When Pitt forces a young rookie to shoot a prisoner of war as his baptism of fire, that is just that – a war crime. Critic Frank Kermode opines that Fury is really about Brad Pitt. His stylish haircut, his torso, his butchiness. Pitt the killing machine. A ruggedly handsome one, if visibly aging, granted. Only in aid of…what? Murdering a soldier who has surrendered? A Pashtu Taleban warrior must have better standards than that.
Kermode, along with other right-thinking critics, has predictably baulked at a scene involving women. The conquering US warriors occupy a town. Two Fraulein in a flat are pretty. Pitt condescends to give them a couple of eggs. A girl sings a lovely song – a corny scene tried out in innumerable movies, such as Stanley Kubrik’s powerful anti-war movie, Paths of Glory. (Now, that was a film filled with real moral pathos! Kirk Douglas portrayed an infinitely better type of soldier than Pitt’s revolting Sergeant Collier. How low has Hollywood sunk…) The Americans take the girls to the bedroom…geddit? Of course, PC critics like Kermode have inferred rape. In a sense, what else? What actual choice had a poor starving girl in that situation? At least the Yanks gave food. Russian soldiers in East Germany raped only.
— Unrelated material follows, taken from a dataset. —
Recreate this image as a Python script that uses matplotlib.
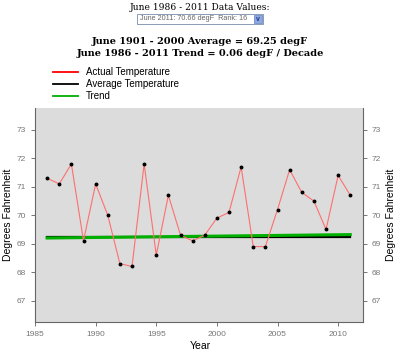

As Stalin infamously said about the violation of Yugoslav women: ‘After fighting our soldiers must have a bit of fun…’
Actually, I suspect that on this subject Fury is unfair to the reputation of American soldiers. My parents, who went through tough wartime days in Rome, told me how many women of good family threw themselves into the arms of the Allied servicemen. There was no need of any ‘raping’, in other words, pace feminists. And the liberators were liked, even admired. ‘How tall, healthy and good-looking those soldiers from the New World were, compared with our men!’ someone commented. Of course, Italians are not Germans. Not really worth hating, I suppose…
Shia Le Boeuf, owing to his frequent citations of the Good Book, is nicknamed ‘Bible’. Which presents a problem. Hollywood seems incapable of offering a Christian who is not a psychopath, a nutcase or both. Again, this is a unfair. Because America, with all her faults, 60 years ago was a far more Christian-shaped society than it is now. Not that it made any difference to policy-making but many servicemen knew the Scriptures and wore crosses. Surely they would have thought of their Lord. Jesus Christ, who never killed anyone but was killed for the salvation of humanity. I am naïve enough to believe that occasionally that made a difference – though I admit I am not so sure what that difference is.
‘How would you like it if…?’ A question you can pose to any person who contemplates wrong conduct. It is okay for Yanks and Brits endlessly to refight the two world wars, glorify them in movies and documentaries and anniversaries galore. And feel good about it, of course. They won, didn’t they? But what if it had gone the other way? What if Fury took place somewhere in America? Victorious German or Japanese tanks smashing their way through in Tampa or Bellingham or Bethesda? Or rather, rolling over the debris of those cities? Roasting alive civilians, raping women, butchering POWs? And calling the defenders vermin to be exterminated? How would you like it indeed?
Pitt’s character has a go at some deep thoughts. Like ‘ideals are peaceful, history is violent.’ Hhhmm…This evinces brawn rather than brains. Ideals may not be at all peaceful. Nietzsche’s Superman is an ideal but hardly a Gandhi-like one. Nor is nationalism particularly peace-loving. It is an ideal that moves people to fight – often quite irrationally. History, on the other hand, has had long periods of peace. Men however can tire of peace. A.J.P. Taylor believed that WWI happened partly because Europeans had got bored with peace. Still, peace is the priest’s ideal. One reason why I so dislike this movie.